§ **Problem statement**: Reproduce exactly the lines below, from the first one through the line containing "import * as", and omit any pictures.
*** Exercise data ***
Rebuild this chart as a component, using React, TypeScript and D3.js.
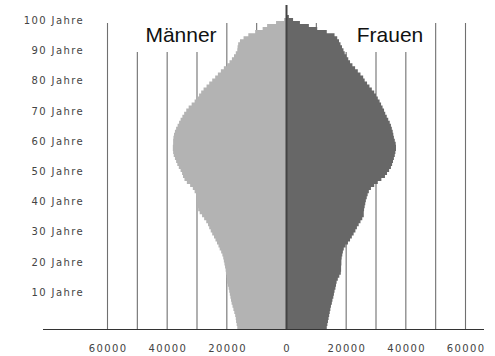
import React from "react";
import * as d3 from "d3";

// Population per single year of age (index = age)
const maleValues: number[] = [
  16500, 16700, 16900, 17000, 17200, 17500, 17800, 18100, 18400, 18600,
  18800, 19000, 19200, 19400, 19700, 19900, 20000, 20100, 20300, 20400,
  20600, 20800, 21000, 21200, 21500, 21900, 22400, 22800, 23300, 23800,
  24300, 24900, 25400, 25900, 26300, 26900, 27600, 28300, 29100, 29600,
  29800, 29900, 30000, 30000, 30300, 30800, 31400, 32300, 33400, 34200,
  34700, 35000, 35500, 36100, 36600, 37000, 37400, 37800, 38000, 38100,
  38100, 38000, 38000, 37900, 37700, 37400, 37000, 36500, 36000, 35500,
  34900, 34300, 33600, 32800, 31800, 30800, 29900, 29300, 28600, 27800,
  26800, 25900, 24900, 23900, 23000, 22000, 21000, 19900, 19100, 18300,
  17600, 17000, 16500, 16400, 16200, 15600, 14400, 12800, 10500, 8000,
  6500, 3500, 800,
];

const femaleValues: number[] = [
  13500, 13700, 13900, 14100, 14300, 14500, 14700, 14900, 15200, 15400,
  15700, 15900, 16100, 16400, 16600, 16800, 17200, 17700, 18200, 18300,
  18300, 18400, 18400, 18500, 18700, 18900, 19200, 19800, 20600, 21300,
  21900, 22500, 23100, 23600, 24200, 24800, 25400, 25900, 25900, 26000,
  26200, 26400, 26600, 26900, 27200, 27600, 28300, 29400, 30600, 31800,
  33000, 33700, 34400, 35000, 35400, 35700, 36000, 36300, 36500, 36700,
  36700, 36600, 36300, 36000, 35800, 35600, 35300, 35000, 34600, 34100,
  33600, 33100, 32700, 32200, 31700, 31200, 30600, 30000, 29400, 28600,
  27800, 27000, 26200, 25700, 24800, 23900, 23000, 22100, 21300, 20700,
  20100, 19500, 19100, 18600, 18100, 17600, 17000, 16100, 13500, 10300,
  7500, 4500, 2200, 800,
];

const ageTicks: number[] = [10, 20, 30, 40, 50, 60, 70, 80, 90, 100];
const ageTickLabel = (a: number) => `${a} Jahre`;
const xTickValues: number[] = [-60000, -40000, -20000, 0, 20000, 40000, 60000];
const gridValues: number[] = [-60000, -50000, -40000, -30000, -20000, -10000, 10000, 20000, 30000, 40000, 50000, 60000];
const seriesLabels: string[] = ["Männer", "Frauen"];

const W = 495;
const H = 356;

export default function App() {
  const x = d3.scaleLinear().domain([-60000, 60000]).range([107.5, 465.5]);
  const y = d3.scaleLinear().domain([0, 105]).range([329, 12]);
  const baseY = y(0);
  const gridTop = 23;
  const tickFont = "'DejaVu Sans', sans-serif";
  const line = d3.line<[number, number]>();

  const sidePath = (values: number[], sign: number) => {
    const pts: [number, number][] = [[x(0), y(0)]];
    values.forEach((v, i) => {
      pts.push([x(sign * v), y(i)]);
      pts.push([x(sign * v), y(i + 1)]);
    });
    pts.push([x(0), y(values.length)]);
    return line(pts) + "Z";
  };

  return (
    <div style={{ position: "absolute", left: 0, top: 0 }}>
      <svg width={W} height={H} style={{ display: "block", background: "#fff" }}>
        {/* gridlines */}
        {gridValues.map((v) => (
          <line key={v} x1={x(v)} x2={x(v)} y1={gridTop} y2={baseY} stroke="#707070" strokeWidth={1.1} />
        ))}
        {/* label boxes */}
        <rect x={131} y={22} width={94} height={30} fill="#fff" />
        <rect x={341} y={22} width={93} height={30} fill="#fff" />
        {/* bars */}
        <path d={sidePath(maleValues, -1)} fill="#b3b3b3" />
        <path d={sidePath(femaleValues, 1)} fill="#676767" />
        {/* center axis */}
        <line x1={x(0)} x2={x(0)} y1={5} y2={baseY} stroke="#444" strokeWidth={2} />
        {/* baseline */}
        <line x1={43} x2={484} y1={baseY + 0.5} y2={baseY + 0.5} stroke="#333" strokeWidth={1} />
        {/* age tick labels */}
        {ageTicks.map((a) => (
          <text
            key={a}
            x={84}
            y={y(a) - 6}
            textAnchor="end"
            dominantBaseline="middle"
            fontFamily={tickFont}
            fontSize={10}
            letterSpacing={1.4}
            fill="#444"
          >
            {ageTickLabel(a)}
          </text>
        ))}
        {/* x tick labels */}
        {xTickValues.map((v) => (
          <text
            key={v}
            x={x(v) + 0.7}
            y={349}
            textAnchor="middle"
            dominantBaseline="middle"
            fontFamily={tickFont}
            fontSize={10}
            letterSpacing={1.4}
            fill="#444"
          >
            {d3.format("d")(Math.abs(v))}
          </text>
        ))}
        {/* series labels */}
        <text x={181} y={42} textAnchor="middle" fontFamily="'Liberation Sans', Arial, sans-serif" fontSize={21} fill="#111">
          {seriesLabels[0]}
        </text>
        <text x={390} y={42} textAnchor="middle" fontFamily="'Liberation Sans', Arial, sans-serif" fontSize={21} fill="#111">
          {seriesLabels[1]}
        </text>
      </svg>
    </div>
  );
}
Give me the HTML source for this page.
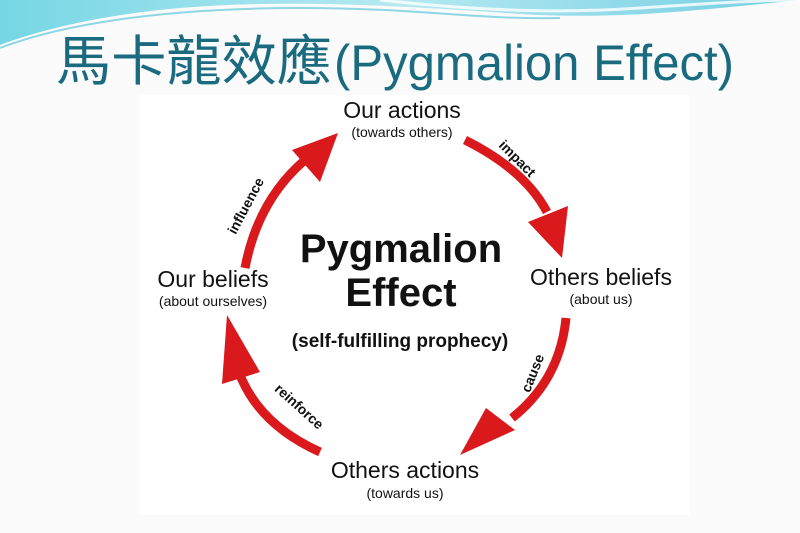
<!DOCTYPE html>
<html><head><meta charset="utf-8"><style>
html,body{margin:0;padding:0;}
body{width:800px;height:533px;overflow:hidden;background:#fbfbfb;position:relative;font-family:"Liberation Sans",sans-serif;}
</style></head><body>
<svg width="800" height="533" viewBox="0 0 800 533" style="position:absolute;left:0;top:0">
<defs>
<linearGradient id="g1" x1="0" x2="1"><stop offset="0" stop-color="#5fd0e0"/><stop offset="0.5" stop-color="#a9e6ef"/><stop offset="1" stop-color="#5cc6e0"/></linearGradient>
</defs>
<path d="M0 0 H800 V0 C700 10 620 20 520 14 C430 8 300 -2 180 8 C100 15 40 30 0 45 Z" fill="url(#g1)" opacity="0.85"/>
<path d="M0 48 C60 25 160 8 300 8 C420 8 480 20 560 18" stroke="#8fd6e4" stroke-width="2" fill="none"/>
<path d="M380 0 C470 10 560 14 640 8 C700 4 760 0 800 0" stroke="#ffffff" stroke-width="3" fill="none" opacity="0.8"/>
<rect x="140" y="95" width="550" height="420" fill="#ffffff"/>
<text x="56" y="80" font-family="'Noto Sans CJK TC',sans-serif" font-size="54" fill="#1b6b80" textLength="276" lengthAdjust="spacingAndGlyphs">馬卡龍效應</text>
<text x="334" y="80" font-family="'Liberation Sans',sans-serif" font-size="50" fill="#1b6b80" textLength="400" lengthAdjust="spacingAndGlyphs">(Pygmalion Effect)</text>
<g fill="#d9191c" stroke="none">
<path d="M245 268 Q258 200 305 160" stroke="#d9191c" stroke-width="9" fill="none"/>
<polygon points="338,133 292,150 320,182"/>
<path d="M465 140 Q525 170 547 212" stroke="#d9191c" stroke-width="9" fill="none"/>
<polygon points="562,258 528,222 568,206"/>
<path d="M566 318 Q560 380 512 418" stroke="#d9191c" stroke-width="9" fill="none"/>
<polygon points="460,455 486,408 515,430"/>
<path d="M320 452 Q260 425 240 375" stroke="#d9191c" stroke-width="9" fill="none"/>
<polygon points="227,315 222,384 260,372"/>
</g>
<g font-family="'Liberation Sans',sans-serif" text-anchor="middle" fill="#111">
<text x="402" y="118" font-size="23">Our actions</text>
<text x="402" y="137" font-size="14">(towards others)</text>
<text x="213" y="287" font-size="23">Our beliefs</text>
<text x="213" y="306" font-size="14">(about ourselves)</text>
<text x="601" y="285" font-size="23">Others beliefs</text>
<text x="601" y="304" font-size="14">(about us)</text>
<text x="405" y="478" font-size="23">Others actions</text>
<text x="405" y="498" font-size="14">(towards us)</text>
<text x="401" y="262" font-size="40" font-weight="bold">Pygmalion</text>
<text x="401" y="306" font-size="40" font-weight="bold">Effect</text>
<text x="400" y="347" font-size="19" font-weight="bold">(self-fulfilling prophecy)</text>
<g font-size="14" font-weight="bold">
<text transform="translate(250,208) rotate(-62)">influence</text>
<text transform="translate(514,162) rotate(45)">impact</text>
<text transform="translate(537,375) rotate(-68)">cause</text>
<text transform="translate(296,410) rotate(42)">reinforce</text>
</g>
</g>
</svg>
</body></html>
***
§ **The answer**:
Rebuild this chart as a component, using React, TypeScript and D3.js.
import React from "react";
import * as d3 from "d3";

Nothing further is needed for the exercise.